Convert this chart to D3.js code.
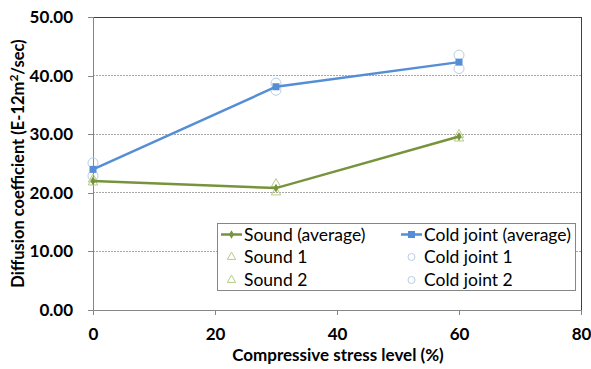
<!DOCTYPE html>
<html><head><meta charset="utf-8">
<script src="https://cdn.jsdelivr.net/npm/d3@7"></script>
<style>body{margin:0;background:#fff}svg{display:block;font-family:Lato,"Open Sans",sans-serif}</style>
</head><body><svg id="c" width="591" height="369"></svg>
<script>
const stress = [0, 30, 60];
const soundAvg = [22.0, 20.8, 29.6];
const sound1 = [22.3, 21.5, 29.9];
const sound2 = [21.8, 20.1, 29.3];
const coldAvg = [24.0, 38.1, 42.3];
const cold1 = [25.1, 38.7, 43.5];
const cold2 = [22.9, 37.5, 41.2];
const xTicks = [0, 20, 40, 60, 80];
const yTicks = [0, 10, 20, 30, 40, 50];

const svg = d3.select("#c");
const L = 93, R = 581, T = 17, B = 310;
const x = d3.scaleLinear().domain([0, 80]).range([L, R]);
const y = d3.scaleLinear().domain([0, 50]).range([B, T]);

const green = "#77933C", blue = "#558ED5", lgreen = "#B5CC82", lblue = "#B9CDE5";

// gridlines
svg.append("g").selectAll("line").data(yTicks.filter(v => v > 0 && v < 50)).join("line")
  .attr("x1", L).attr("x2", R).attr("y1", d => y(d)).attr("y2", d => y(d))
  .attr("stroke", "#a6a6a6").attr("stroke-width", 1).attr("stroke-dasharray", "2,1").attr("shape-rendering", "crispEdges");

// border top/right
svg.append("path").attr("d", `M${L},${y(50)}H${R}V${B}`).attr("fill", "none")
  .attr("stroke", "#404040").attr("stroke-width", 1).attr("shape-rendering", "crispEdges");

// axes
const yAxis = d3.axisLeft(y).tickValues(yTicks).tickFormat(d3.format(".2f")).tickSize(5);
const gy = svg.append("g").attr("transform", `translate(${L},0)`).call(yAxis);
const xAxis = d3.axisBottom(x).tickValues(xTicks).tickSize(5);
const gx = svg.append("g").attr("transform", `translate(0,${B})`).call(xAxis);
[gy, gx].forEach(g => {
  g.select(".domain").attr("stroke", "#868686").attr("shape-rendering", "crispEdges");
  g.selectAll(".tick line").attr("stroke", "#868686").attr("shape-rendering", "crispEdges");
  g.selectAll("text").attr("font-family", "Lato, sans-serif").attr("font-weight", "bold")
    .attr("font-size", 17).attr("fill", "#000");
});
gy.selectAll("text").attr("x", -20);
gx.selectAll("text").attr("y", 18);

// titles
svg.append("text").attr("x", 338).attr("y", 361).attr("text-anchor", "middle")
  .attr("font-weight", "bold").attr("font-size", 17).text("Compressive stress level (%)");
const yt = svg.append("text").attr("transform", `translate(24,${(T + B) / 2}) rotate(-90)`)
  .attr("text-anchor", "middle").attr("font-weight", "bold").attr("font-size", 16.5);
yt.append("tspan").text("Diffusion coefficient (E-12m");
yt.append("tspan").attr("dy", -6).attr("font-size", 12).text("2");
yt.append("tspan").attr("dy", 6).text("/sec)");

// markers
const tri = d3.symbol().type(d3.symbolTriangle).size(38);
function triangles(vals) {
  svg.append("g").selectAll("path").data(vals).join("path")
    .attr("d", tri).attr("transform", (d, i) => `translate(${x(stress[i])},${y(d)})`)
    .attr("fill", "none").attr("stroke", lgreen).attr("stroke-width", 1);
}
function circles(vals) {
  svg.append("g").selectAll("circle").data(vals).join("circle")
    .attr("cx", (d, i) => x(stress[i])).attr("cy", d => y(d)).attr("r", 5)
    .attr("fill", "none").attr("stroke", lblue).attr("stroke-width", 1);
}
circles(cold1); circles(cold2);
triangles(sound1); triangles(sound2);

const line = d3.line().x((d, i) => x(stress[i])).y(d => y(d));
svg.append("path").datum(coldAvg).attr("d", line).attr("fill", "none").attr("stroke", blue).attr("stroke-width", 2.5);
svg.append("g").selectAll("rect").data(coldAvg).join("rect")
  .attr("x", (d, i) => x(stress[i]) - 3.5).attr("y", d => y(d) - 3.5).attr("width", 7).attr("height", 7).attr("fill", blue);
svg.append("path").datum(soundAvg).attr("d", line).attr("fill", "none").attr("stroke", green).attr("stroke-width", 2.5);
const dia = d3.symbol().type(d3.symbolDiamond).size(22);
svg.append("g").selectAll("path").data(soundAvg).join("path")
  .attr("d", dia).attr("transform", (d, i) => `translate(${x(stress[i])},${y(d)})`).attr("fill", green);

// legend
const lg = svg.append("g");
lg.append("rect").attr("x", 217.5).attr("y", 223.5).attr("width", 358).attr("height", 67)
  .attr("fill", "#fff").attr("stroke", "#868686").attr("stroke-width", 1);
const items = [
  {label: "Sound (average)", kind: "sline", col: 0, row: 0},
  {label: "Sound 1", kind: "tri", col: 0, row: 1},
  {label: "Sound 2", kind: "tri", col: 0, row: 2},
  {label: "Cold joint (average)", kind: "cline", col: 1, row: 0},
  {label: "Cold joint 1", kind: "circ", col: 1, row: 1},
  {label: "Cold joint 2", kind: "circ", col: 1, row: 2}
];
const colX = [221, 401], rowY = [234.5, 257, 280];
items.forEach(it => {
  const sx = colX[it.col], cy = rowY[it.row];
  if (it.kind === "sline") {
    lg.append("line").attr("x1", sx).attr("x2", sx + 21).attr("y1", cy).attr("y2", cy).attr("stroke", green).attr("stroke-width", 2.5);
    lg.append("path").attr("d", dia).attr("transform", `translate(${sx + 10.5},${cy})`).attr("fill", green);
  } else if (it.kind === "cline") {
    lg.append("line").attr("x1", sx).attr("x2", sx + 21).attr("y1", cy).attr("y2", cy).attr("stroke", blue).attr("stroke-width", 2.5);
    lg.append("rect").attr("x", sx + 7).attr("y", cy - 3.5).attr("width", 7).attr("height", 7).attr("fill", blue);
  } else if (it.kind === "tri") {
    lg.append("path").attr("d", d3.symbol().type(d3.symbolTriangle).size(30)).attr("transform", `translate(${sx + 10.5},${cy})`)
      .attr("fill", "none").attr("stroke", lgreen);
  } else {
    lg.append("circle").attr("cx", sx + 10.5).attr("cy", cy).attr("r", 3.5).attr("fill", "none").attr("stroke", lblue);
  }
  lg.append("text").attr("x", sx + 23).attr("y", cy + 6).attr("font-size", 17.5).attr("fill", "#000").text(it.label);
});
</script></body></html>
========================
* [Required task]
Repeat the listing in full and exactly. Leave any pictures out.

* [Solution below]
Convert this chart to D3.js code.
<!DOCTYPE html>
<html><head><meta charset="utf-8">
<script src="https://cdn.jsdelivr.net/npm/d3@7"></script>
<style>body{margin:0;background:#fff}svg{display:block;font-family:Lato,"Open Sans",sans-serif}</style>
</head><body><svg id="c" width="591" height="369"></svg>
<script>
const stress = [0, 30, 60];
const soundAvg = [22.0, 20.8, 29.6];
const sound1 = [22.3, 21.5, 29.9];
const sound2 = [21.8, 20.1, 29.3];
const coldAvg = [24.0, 38.1, 42.3];
const cold1 = [25.1, 38.7, 43.5];
const cold2 = [22.9, 37.5, 41.2];
const xTicks = [0, 20, 40, 60, 80];
const yTicks = [0, 10, 20, 30, 40, 50];

const svg = d3.select("#c");
const L = 93, R = 581, T = 17, B = 310;
const x = d3.scaleLinear().domain([0, 80]).range([L, R]);
const y = d3.scaleLinear().domain([0, 50]).range([B, T]);

const green = "#77933C", blue = "#558ED5", lgreen = "#B5CC82", lblue = "#B9CDE5";

// gridlines
svg.append("g").selectAll("line").data(yTicks.filter(v => v > 0 && v < 50)).join("line")
  .attr("x1", L).attr("x2", R).attr("y1", d => y(d)).attr("y2", d => y(d))
  .attr("stroke", "#a6a6a6").attr("stroke-width", 1).attr("stroke-dasharray", "2,1").attr("shape-rendering", "crispEdges");

// border top/right
svg.append("path").attr("d", `M${L},${y(50)}H${R}V${B}`).attr("fill", "none")
  .attr("stroke", "#404040").attr("stroke-width", 1).attr("shape-rendering", "crispEdges");

// axes
const yAxis = d3.axisLeft(y).tickValues(yTicks).tickFormat(d3.format(".2f")).tickSize(5);
const gy = svg.append("g").attr("transform", `translate(${L},0)`).call(yAxis);
const xAxis = d3.axisBottom(x).tickValues(xTicks).tickSize(5);
const gx = svg.append("g").attr("transform", `translate(0,${B})`).call(xAxis);
[gy, gx].forEach(g => {
  g.select(".domain").attr("stroke", "#868686").attr("shape-rendering", "crispEdges");
  g.selectAll(".tick line").attr("stroke", "#868686").attr("shape-rendering", "crispEdges");
  g.selectAll("text").attr("font-family", "Lato, sans-serif").attr("font-weight", "bold")
    .attr("font-size", 17).attr("fill", "#000");
});
gy.selectAll("text").attr("x", -20);
gx.selectAll("text").attr("y", 18);

// titles
svg.append("text").attr("x", 338).attr("y", 361).attr("text-anchor", "middle")
  .attr("font-weight", "bold").attr("font-size", 17).text("Compressive stress level (%)");
const yt = svg.append("text").attr("transform", `translate(24,${(T + B) / 2}) rotate(-90)`)
  .attr("text-anchor", "middle").attr("font-weight", "bold").attr("font-size", 16.5);
yt.append("tspan").text("Diffusion coefficient (E-12m");
yt.append("tspan").attr("dy", -6).attr("font-size", 12).text("2");
yt.append("tspan").attr("dy", 6).text("/sec)");

// markers
const tri = d3.symbol().type(d3.symbolTriangle).size(38);
function triangles(vals) {
  svg.append("g").selectAll("path").data(vals).join("path")
    .attr("d", tri).attr("transform", (d, i) => `translate(${x(stress[i])},${y(d)})`)
    .attr("fill", "none").attr("stroke", lgreen).attr("stroke-width", 1);
}
function circles(vals) {
  svg.append("g").selectAll("circle").data(vals).join("circle")
    .attr("cx", (d, i) => x(stress[i])).attr("cy", d => y(d)).attr("r", 5)
    .attr("fill", "none").attr("stroke", lblue).attr("stroke-width", 1);
}
circles(cold1); circles(cold2);
triangles(sound1); triangles(sound2);

const line = d3.line().x((d, i) => x(stress[i])).y(d => y(d));
svg.append("path").datum(coldAvg).attr("d", line).attr("fill", "none").attr("stroke", blue).attr("stroke-width", 2.5);
svg.append("g").selectAll("rect").data(coldAvg).join("rect")
  .attr("x", (d, i) => x(stress[i]) - 3.5).attr("y", d => y(d) - 3.5).attr("width", 7).attr("height", 7).attr("fill", blue);
svg.append("path").datum(soundAvg).attr("d", line).attr("fill", "none").attr("stroke", green).attr("stroke-width", 2.5);
const dia = d3.symbol().type(d3.symbolDiamond).size(22);
svg.append("g").selectAll("path").data(soundAvg).join("path")
  .attr("d", dia).attr("transform", (d, i) => `translate(${x(stress[i])},${y(d)})`).attr("fill", green);

// legend
const lg = svg.append("g");
lg.append("rect").attr("x", 217.5).attr("y", 223.5).attr("width", 358).attr("height", 67)
  .attr("fill", "#fff").attr("stroke", "#868686").attr("stroke-width", 1);
const items = [
  {label: "Sound (average)", kind: "sline", col: 0, row: 0},
  {label: "Sound 1", kind: "tri", col: 0, row: 1},
  {label: "Sound 2", kind: "tri", col: 0, row: 2},
  {label: "Cold joint (average)", kind: "cline", col: 1, row: 0},
  {label: "Cold joint 1", kind: "circ", col: 1, row: 1},
  {label: "Cold joint 2", kind: "circ", col: 1, row: 2}
];
const colX = [221, 401], rowY = [234.5, 257, 280];
items.forEach(it => {
  const sx = colX[it.col], cy = rowY[it.row];
  if (it.kind === "sline") {
    lg.append("line").attr("x1", sx).attr("x2", sx + 21).attr("y1", cy).attr("y2", cy).attr("stroke", green).attr("stroke-width", 2.5);
    lg.append("path").attr("d", dia).attr("transform", `translate(${sx + 10.5},${cy})`).attr("fill", green);
  } else if (it.kind === "cline") {
    lg.append("line").attr("x1", sx).attr("x2", sx + 21).attr("y1", cy).attr("y2", cy).attr("stroke", blue).attr("stroke-width", 2.5);
    lg.append("rect").attr("x", sx + 7).attr("y", cy - 3.5).attr("width", 7).attr("height", 7).attr("fill", blue);
  } else if (it.kind === "tri") {
    lg.append("path").attr("d", d3.symbol().type(d3.symbolTriangle).size(30)).attr("transform", `translate(${sx + 10.5},${cy})`)
      .attr("fill", "none").attr("stroke", lgreen);
  } else {
    lg.append("circle").attr("cx", sx + 10.5).attr("cy", cy).attr("r", 3.5).attr("fill", "none").attr("stroke", lblue);
  }
  lg.append("text").attr("x", sx + 23).attr("y", cy + 6).attr("font-size", 17.5).attr("fill", "#000").text(it.label);
});
</script></body></html>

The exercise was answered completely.